I believe that China will be the next region of economic volatility, post slow Euro-zone improvements. A massive housing market has been artificially created, where billions of dollars of investment into infrastructure have been spent on ghost towns that are struggling to stay alive. The Yuan currency peg has cultivated an unsustainable economic liability that will greatly damage the global recovery. China’s “economic growth” has been created by dumping their exports into developed economies, where national workers cannot compete with production costs. By tying the Chinese Yuan to the US Dollar, they gorge the international market by trading with an abnormally and consistently low valued currency. Like the gentlemen in the video suggests, I believe that the Chinese government intervention and regulation will ultimately polarize major groups of societies — with the majority of the negatively affected working in the lowest income bracket.

Wall Street Journal reporter Bob Davis recently posted two articles on this topic. In the first, he suggests that the hope for Chinese economic reform lies in the government allowing private companies and entrepreneurs more opportunity. The latter article is appropriately named State-Run Firms are the Giants of China’s Economy, with the government owning about 45% of the economy.

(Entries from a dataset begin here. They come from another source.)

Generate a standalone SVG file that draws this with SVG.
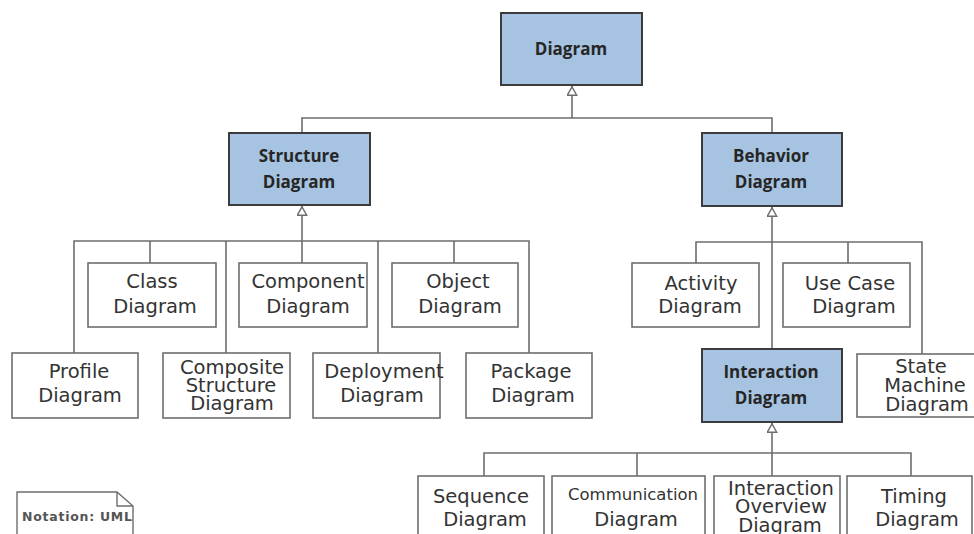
<svg xmlns="http://www.w3.org/2000/svg" width="974" height="534" viewBox="0 0 974 534">
<defs>
<style>
.blue{fill:#a6c3e1;stroke:#3c3c3c;stroke-width:2}
.box{fill:#fff;stroke:#6e6e6e;stroke-width:1.6}
.cn{fill:none;stroke:#6e6e6e;stroke-width:1.6}
.bt{font-family:"Open Sans","DejaVu Sans",sans-serif;font-weight:bold;font-size:17px;fill:#262626;text-anchor:middle}
.t{font-family:"DejaVu Sans",sans-serif;font-size:19.5px;fill:#333;text-anchor:middle}
.note{font-family:"DejaVu Sans",sans-serif;font-weight:bold;font-size:12.5px;fill:#555}
</style>
<marker id="gen" viewBox="0 0 10 11" refX="10" refY="5.5" markerWidth="10" markerHeight="11" markerUnits="userSpaceOnUse" orient="auto">
<path d="M0.8,0.8 L9.2,5.5 L0.8,10.2 Z" fill="#fff" stroke="#6e6e6e" stroke-width="1.4"/>
</marker>
</defs>

<g id="connectors">
<path class="cn" d="M572,118 V86" marker-end="url(#gen)"/>
<path class="cn" d="M302,133 V118 H772 V133"/>
<path class="cn" d="M302,241 V206" marker-end="url(#gen)"/>
<path class="cn" d="M74,353 V241 H529 V353"/>
<path class="cn" d="M150,241 V263 M226,241 V353 M302,241 V263 M378,241 V353 M454,241 V263"/>
<path class="cn" d="M772,349 V207" marker-end="url(#gen)"/>
<path class="cn" d="M696,263 V242 H922 V354 M848,242 V263"/>
<path class="cn" d="M772,453 V423" marker-end="url(#gen)"/>
<path class="cn" d="M484,476 V453 H911 V476 M637,453 V476 M772,453 V476"/>
</g>

<g id="diagram"><rect class="blue" x="501" y="13" width="141" height="72"/><text class="bt" x="571" y="55">Diagram</text></g>
<g id="structure"><rect class="blue" x="229" y="133" width="141" height="72"/><text class="bt" x="299" y="162">Structure</text><text class="bt" x="299" y="188">Diagram</text></g>
<g id="behavior"><rect class="blue" x="702" y="133" width="140" height="73"/><text class="bt" x="771" y="162">Behavior</text><text class="bt" x="771" y="188">Diagram</text></g>
<g id="interaction"><rect class="blue" x="702" y="349" width="140" height="73"/><text class="bt" x="771" y="378">Interaction</text><text class="bt" x="771" y="404">Diagram</text></g>

<g id="class"><rect class="box" x="88" y="263" width="128" height="64"/><text class="t" x="152" y="288">Class</text><text class="t" x="155" y="313">Diagram</text></g>
<g id="component"><rect class="box" x="239" y="263" width="128" height="64"/><text class="t" x="308" y="288">Component</text><text class="t" x="308" y="313">Diagram</text></g>
<g id="object"><rect class="box" x="392" y="263" width="126" height="64"/><text class="t" x="458" y="288">Object</text><text class="t" x="460" y="313">Diagram</text></g>

<g id="profile"><rect class="box" x="12" y="353" width="126" height="65"/><text class="t" x="79" y="378">Profile</text><text class="t" x="80" y="402">Diagram</text></g>
<g id="composite"><rect class="box" x="163" y="353" width="127" height="65"/><text class="t" x="232" y="374">Composite</text><text class="t" x="231" y="392">Structure</text><text class="t" x="232" y="410">Diagram</text></g>
<g id="deployment"><rect class="box" x="313" y="353" width="127" height="65"/><text class="t" x="384" y="378">Deployment</text><text class="t" x="382" y="402">Diagram</text></g>
<g id="package"><rect class="box" x="466" y="353" width="126" height="65"/><text class="t" x="531" y="378">Package</text><text class="t" x="533" y="402">Diagram</text></g>

<g id="activity"><rect class="box" x="632" y="263" width="127" height="64"/><text class="t" x="701" y="290">Activity</text><text class="t" x="700" y="313">Diagram</text></g>
<g id="usecase"><rect class="box" x="783" y="263" width="127" height="64"/><text class="t" x="850" y="290">Use Case</text><text class="t" x="854" y="313">Diagram</text></g>
<g id="statemachine"><rect class="box" x="857" y="354" width="130" height="63"/><text class="t" x="921" y="373">State</text><text class="t" x="925" y="392">Machine</text><text class="t" x="927" y="411">Diagram</text></g>

<g id="sequence"><rect class="box" x="418" y="476" width="126" height="70"/><text class="t" x="481" y="503">Sequence</text><text class="t" x="485" y="526">Diagram</text></g>
<g id="communication"><rect class="box" x="552" y="476" width="153" height="70"/><text class="t" x="633" y="500" style="font-size:16.5px">Communication</text><text class="t" x="636" y="526">Diagram</text></g>
<g id="overview"><rect class="box" x="714" y="476" width="126" height="70"/><text class="t" x="781" y="495">Interaction</text><text class="t" x="781" y="513">Overview</text><text class="t" x="780" y="532">Diagram</text></g>
<g id="timing"><rect class="box" x="847" y="476" width="125" height="70"/><text class="t" x="914" y="503">Timing</text><text class="t" x="917" y="526">Diagram</text></g>

<g id="notation">
<path d="M17,492 H117 L133,506 V545 H17 Z" fill="#fff" stroke="#6e6e6e" stroke-width="1.4"/>
<path d="M117,492 V506 H133" fill="none" stroke="#6e6e6e" stroke-width="1.4"/>
<text class="note" x="22" y="521" textLength="110" lengthAdjust="spacing">Notation: UML</text>
</g>
</svg>
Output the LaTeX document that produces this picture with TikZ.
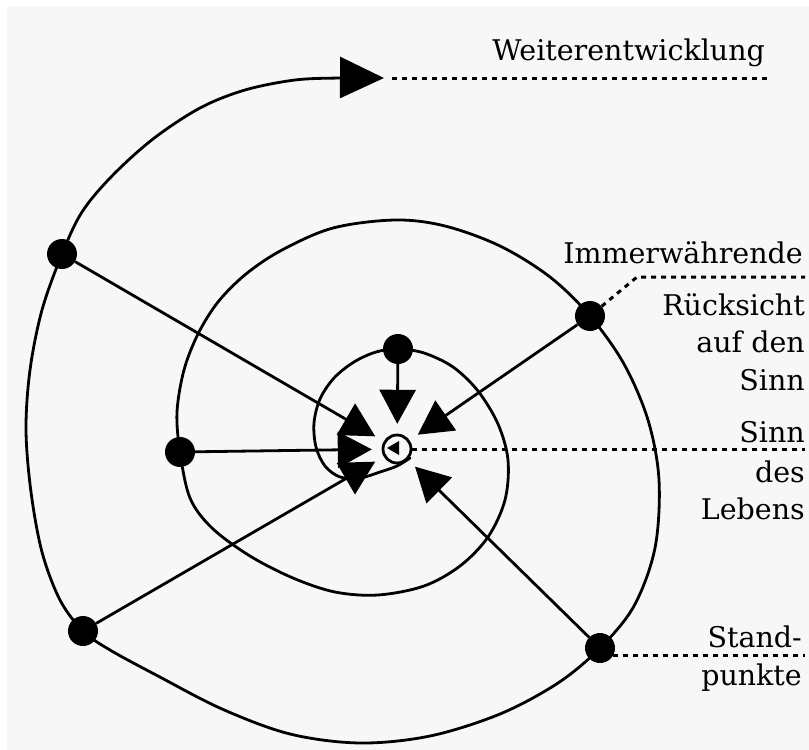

“The report warns that China’s growth is in danger of decelerating rapidly and without much warning. That is what has occurred with other highflying developing countries, such as Brazil and Mexico, once they reached a certain income level, a phenomenon that economists call the “middle-income trap.” A sharp slowdown could deepen problems in the Chinese banking sector and elsewhere, the report warns, and could prompt a crisis, according to those involved with the project.

It recommends that state-owned firms be overseen by asset-management firms, say those involved in the report. It also urges China to overhaul local government finances and promote competition and entrepreneurship.”